The problem:
Each line from the start of the records below through the line that contains "(-1.2, 1), (-1.2, -1)]" should be printed exactly. Pictures are omitted.

Given data:
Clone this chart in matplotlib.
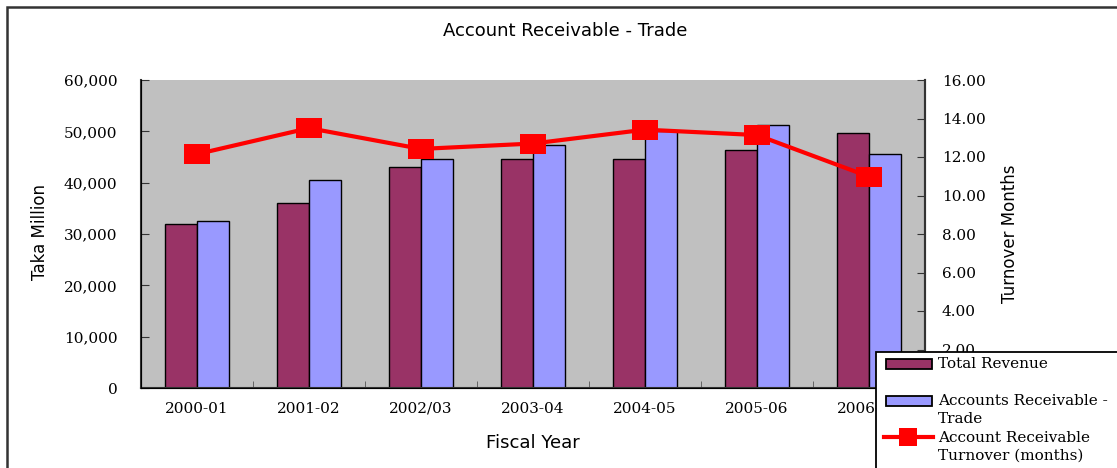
import matplotlib
matplotlib.use("Agg")
import matplotlib.pyplot as plt
from matplotlib.patches import Rectangle
from matplotlib.lines import Line2D
import numpy as np

years = ["2000-01", "2001-02", "2002/03", "2003-04", "2004-05", "2005-06", "2006-07"]
total_revenue = [32000, 36000, 43000, 44600, 44600, 46300, 49600]
accounts_receivable = [32500, 40500, 44600, 47300, 50000, 51200, 45600]
turnover_months = [12.15, 13.5, 12.42, 12.7, 13.42, 13.14, 10.98]

left_ticks = [0, 10000, 20000, 30000, 40000, 50000, 60000]
right_ticks = [0, 2, 4, 6, 8, 10, 12, 14, 16]

series_names = ["Total Revenue", "Accounts Receivable -\nTrade", "Account Receivable\nTurnover (months)"]

W, H = 1117, 468
fig = plt.figure(figsize=(W / 100, H / 100), dpi=100)


def fx(px):
    return px / W


def fy(py):
    return 1 - py / H


serif = "DejaVu Serif"
sans = "DejaVu Sans"
c_rev = "#993366"
c_ar = "#9999ff"
# wide, slightly flat square marker
marker_box = [(-1.2, -1), (1.2, -1), (1.2, 1), (-1.2, 1), (-1.2, -1)]

# outer chart frame (only its top and left edges fall inside the canvas)
fig.patches.append(Rectangle((fx(7), -0.1), 1.2, fy(7) + 0.1, transform=fig.transFigure,
                             fill=False, edgecolor="#333333", linewidth=1.8, zorder=0))

x0, x1, y0, y1 = 141, 925, 80, 388
ax = fig.add_axes([fx(x0), fy(y1), (x1 - x0) / W, (y1 - y0) / H])
ax.set_facecolor("#c0c0c0")

x = np.arange(len(years))
bw = 0.29
ax.bar(x - bw / 2, total_revenue, bw, color=c_rev, edgecolor="black", linewidth=1.0, zorder=2)
ax.bar(x + bw / 2, accounts_receivable, bw, color=c_ar, edgecolor="black", linewidth=1.0, zorder=2)

ax.set_xlim(-0.5, len(years) - 0.5)
ax.set_ylim(0, 60000)
ax.set_yticks(left_ticks)
ax.set_yticklabels([f"{v:,}" for v in left_ticks], fontfamily=serif, fontsize=11)
ax.set_xticks(x)
ax.set_xticklabels(years, fontfamily=serif, fontsize=11)
ax.tick_params(axis="x", length=0, pad=10)
ax.set_xticks(np.arange(len(years) + 1) - 0.5, minor=True)
ax.tick_params(axis="x", which="minor", direction="in", length=5, color="#555555")
ax.tick_params(axis="y", direction="in", length=6, color="#333333", pad=17)

ax.spines["top"].set_visible(False)
for s in ["left", "bottom", "right"]:
    ax.spines[s].set_color("#333333")
    ax.spines[s].set_linewidth(1.5)

ax2 = ax.twinx()
ax2.plot(x, turnover_months, color="red", linewidth=3, marker=marker_box, markersize=18,
         markerfacecolor="red", markeredgecolor="red", markeredgewidth=0, zorder=3)
ax2.set_ylim(0, 16)
ax2.set_yticks(right_ticks)
ax2.set_yticklabels([f"{v:.2f}" for v in right_ticks], fontfamily=serif, fontsize=11)
ax2.tick_params(axis="y", direction="in", length=6, color="#333333", pad=12)
ax2.spines["top"].set_visible(False)
ax2.spines["right"].set_color("#333333")
ax2.spines["right"].set_linewidth(1.5)

fig.text(fx(565), fy(31), "Account Receivable - Trade", ha="center", va="center",
         fontfamily=sans, fontsize=13)
fig.text(fx(533), fy(443), "Fiscal Year", ha="center", va="center",
         fontfamily=sans, fontsize=13)
fig.text(fx(40), fy(232), "Taka Million", ha="center", va="center", rotation=90,
         fontfamily=sans, fontsize=12)
fig.text(fx(1010), fy(234), "Turnover Months", ha="center", va="center", rotation=90,
         fontfamily=sans, fontsize=12)

# legend box, drawn over the plot in the lower right corner
fig.patches.append(Rectangle((fx(876), -0.1), 1.0, fy(352) + 0.1, transform=fig.transFigure,
                             facecolor="white", edgecolor="black", linewidth=1.3, zorder=5))
fig.patches.append(Rectangle((fx(886), fy(369)), fx(932) - fx(886), fy(359) - fy(369),
                             transform=fig.transFigure, facecolor=c_rev, edgecolor="black",
                             linewidth=1.3, zorder=6))
fig.patches.append(Rectangle((fx(886), fy(406)), fx(932) - fx(886), fy(396) - fy(406),
                             transform=fig.transFigure, facecolor=c_ar, edgecolor="black",
                             linewidth=1.3, zorder=6))
fig.lines.append(Line2D([fx(884), fx(933)], [fy(437), fy(437)], transform=fig.transFigure,
                        color="red", linewidth=3, zorder=6))
fig.lines.append(Line2D([fx(908)], [fy(437)], transform=fig.transFigure, color="red",
                        marker="s", markersize=13.5, markeredgewidth=0, zorder=7))
legend_y = [364, 410, 446.5]
for name, ly in zip(series_names, legend_y):
    fig.text(fx(938), fy(ly), name, ha="left", va="center", fontfamily=serif,
             fontsize=11, linespacing=1.35, zorder=8)

fig.savefig("out.png", dpi=100)
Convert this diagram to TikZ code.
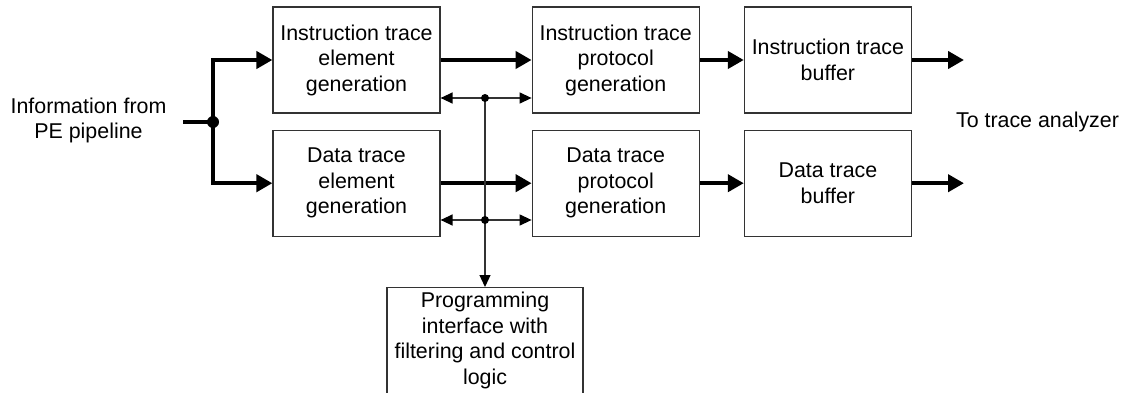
\documentclass[tikz,border=0pt]{standalone}
\usepackage{fontspec}
\setmainfont{Liberation Sans}
\usepackage{tikz}
\usetikzlibrary{positioning, arrows.meta}
\definecolor{linegray}{rgb}{0.2,0.2,0.2}
\tikzstyle{blk}=[%
      rectangle, draw=linegray, line width=1.2pt, fill=none,
      minimum width=167pt, minimum height=106pt, inner sep=0pt, align=center,
      font=\fontsize{21.4}{25.5}\selectfont
]
\tikzstyle{lbl}=[%
      align=center, inner sep=0pt, font=\fontsize{21.4}{25.5}\selectfont
]
\tikzstyle{bus}=[%
      draw=black, line width=4pt, -{Triangle[length=16pt,width=17pt]}
]
\tikzstyle{ctl}=[%
      draw=linegray, line width=1.3pt
]
\tikzset{ctltip/.tip={Triangle[length=12pt,width=11pt,color=black]}}

\begin{document}
\begin{tikzpicture}[x=1pt, y=1pt]
    \useasboundingbox (0,0) rectangle (1131,392);

    \node[blk] (itgen)  at (356.5,332)          {Instruction trace\\element\\generation};
    \node[blk] (itprot) [right = 91pt of itgen]  {Instruction trace\\protocol\\generation};
    \node[blk] (itbuf)  [right = 44pt of itprot] {Instruction trace\\buffer};
    \node[blk] (dtgen)  [below = 16pt of itgen]  {Data trace\\element\\generation};
    \node[blk] (dtprot) [below = 16pt of itprot] {Data trace\\protocol\\generation};
    \node[blk] (dtbuf)  [below = 16pt of itbuf]  {Data trace\\buffer};
    \node[blk, anchor=north, minimum width=196pt] (prog) at (485,105) {Programming\\interface with\\filtering and control\\logic};

    \node[lbl] (src)  at (88.5,271.5)  {Information from\\PE pipeline};
    \node[lbl] (sink) at (1037.5,270)  {To trace analyzer};

    \coordinate (split) at (213,270);
    \coordinate (srcend) at (183,270);
    \coordinate[right = 52pt of itbuf] (itout);
    \coordinate[right = 52pt of dtbuf] (dtout);
    \coordinate (ctlA) at (485,294);
    \coordinate (ctlB) at (485,172);

    % data path
    \draw[line width=4pt] (srcend) -- (split);
    \draw[bus] (split) |- (itgen.west);
    \draw[bus] (split) |- (dtgen.west);
    \draw[bus] (itgen) -- (itprot);
    \draw[bus] (dtgen) -- (dtprot);
    \draw[bus] (itprot) -- (itbuf);
    \draw[bus] (dtprot) -- (dtbuf);
    \draw[bus] (itbuf) -- (itout);
    \draw[bus] (dtbuf) -- (dtout);
    \fill (split) circle (6pt);

    % control path
    \draw[ctl, ctltip-ctltip] (itgen.east |- ctlA) -- (itprot.west |- ctlA);
    \draw[ctl, ctltip-ctltip] (dtgen.east |- ctlB) -- (dtprot.west |- ctlB);
    \draw[ctl, -ctltip] (ctlA) -- (prog.north);
    \fill (ctlA) circle (4pt);
    \fill (ctlB) circle (4pt);
\end{tikzpicture}
\end{document}
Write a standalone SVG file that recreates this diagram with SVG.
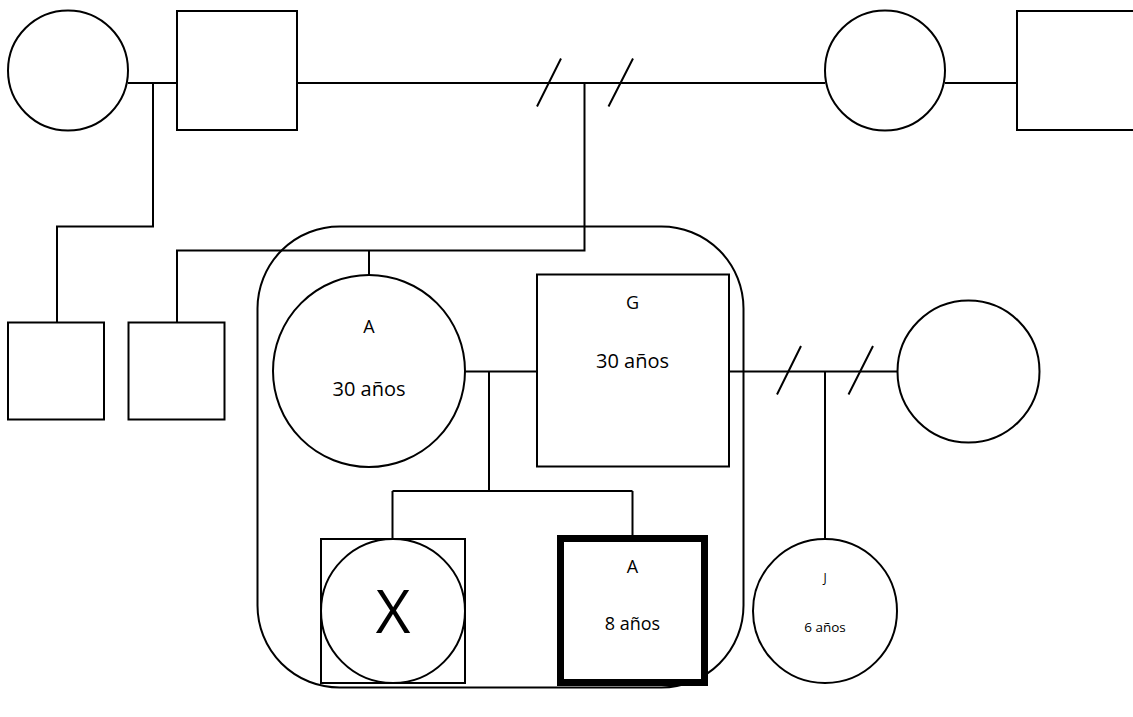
<svg xmlns="http://www.w3.org/2000/svg" width="1133" height="717" viewBox="0 0 1133 717">
<style>
.s{fill:#fff;stroke:#000;stroke-width:2}
.b{fill:#fff;stroke:#000;stroke-width:7}
.c{fill:none;stroke:#000;stroke-width:2}
.t{font-family:"Open Sans","Noto Sans",sans-serif;fill:#000;text-anchor:middle}
</style>
<rect width="1133" height="717" fill="#fff"/>
<g id="household">
<rect class="c" x="257.5" y="226.5" width="486" height="461" rx="82" ry="82"/>
</g>
<g id="connectors">
<path class="c" d="M128 83H177M297 83H825M945 83H1018"/>
<path class="c" d="M537 106.5L561 58.5M608.5 106.5L633 58.5"/>
<path class="c" d="M153 83V226.5H57V322"/>
<path class="c" d="M584.5 83V250.5H177V322M369 250.5V275"/>
<path class="c" d="M465 371.5H537M489 371.5V491M392.5 491H632.5M392.5 491V539M632.5 491V535"/>
<path class="c" d="M729 371.5H897"/>
<path class="c" d="M777 394.5L801 346M848.5 394.5L873 346"/>
<path class="c" d="M825 371.5V539"/>
</g>
<g id="gf1"><circle class="s" cx="68" cy="70.5" r="60"/></g>
<g id="gm1"><rect class="s" x="177" y="11" width="120" height="119"/></g>
<g id="gf2"><circle class="s" cx="885" cy="70.5" r="60"/></g>
<g id="gm2"><rect class="s" x="1017" y="11" width="130" height="119"/></g>
<g id="sib1"><rect class="s" x="8" y="322.5" width="96" height="97"/></g>
<g id="sib2"><rect class="s" x="128.5" y="322.5" width="96" height="97"/></g>
<g id="nodeA">
<circle class="s" cx="369" cy="371" r="96"/>
<text class="t" x="369" y="332.5" font-size="18">A</text>
<text class="t" x="369" y="396" font-size="20">30 años</text>
</g>
<g id="nodeG">
<rect class="s" x="537" y="274.5" width="192" height="192"/>
<text class="t" x="632.5" y="309" font-size="18">G</text>
<text class="t" x="632.5" y="368" font-size="20">30 años</text>
</g>
<g id="nodeW"><circle class="s" cx="968.5" cy="371.5" r="71"/></g>
<g id="nodeX">
<rect class="s" x="321" y="539" width="144" height="144"/>
<circle class="s" cx="393" cy="611" r="72"/>
<text class="t" x="393" y="633" font-size="60">X</text>
</g>
<g id="nodeA8">
<rect class="b" x="560.5" y="538.5" width="144" height="144"/>
<text class="t" x="632.5" y="572.5" font-size="18">A</text>
<text class="t" x="632.5" y="630" font-size="18">8 años</text>
</g>
<g id="nodeJ">
<circle class="s" cx="825" cy="611" r="72"/>
<text class="t" x="825" y="582" font-size="12">J</text>
<text class="t" x="825" y="632" font-size="13.5">6 años</text>
</g>
</svg>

Solution for this exercise:
Clone this chart in matplotlib.
import matplotlib
matplotlib.use("Agg")
import matplotlib.pyplot as plt
from matplotlib.patches import Rectangle
from matplotlib.lines import Line2D
import numpy as np

years = ["2000-01", "2001-02", "2002/03", "2003-04", "2004-05", "2005-06", "2006-07"]
total_revenue = [32000, 36000, 43000, 44600, 44600, 46300, 49600]
accounts_receivable = [32500, 40500, 44600, 47300, 50000, 51200, 45600]
turnover_months = [12.15, 13.5, 12.42, 12.7, 13.42, 13.14, 10.98]

left_ticks = [0, 10000, 20000, 30000, 40000, 50000, 60000]
right_ticks = [0, 2, 4, 6, 8, 10, 12, 14, 16]

series_names = ["Total Revenue", "Accounts Receivable -\nTrade", "Account Receivable\nTurnover (months)"]

W, H = 1117, 468
fig = plt.figure(figsize=(W / 100, H / 100), dpi=100)


def fx(px):
    return px / W


def fy(py):
    return 1 - py / H


serif = "DejaVu Serif"
sans = "DejaVu Sans"
c_rev = "#993366"
c_ar = "#9999ff"
# wide, slightly flat square marker
marker_box = [(-1.2, -1), (1.2, -1), (1.2, 1), (-1.2, 1), (-1.2, -1)]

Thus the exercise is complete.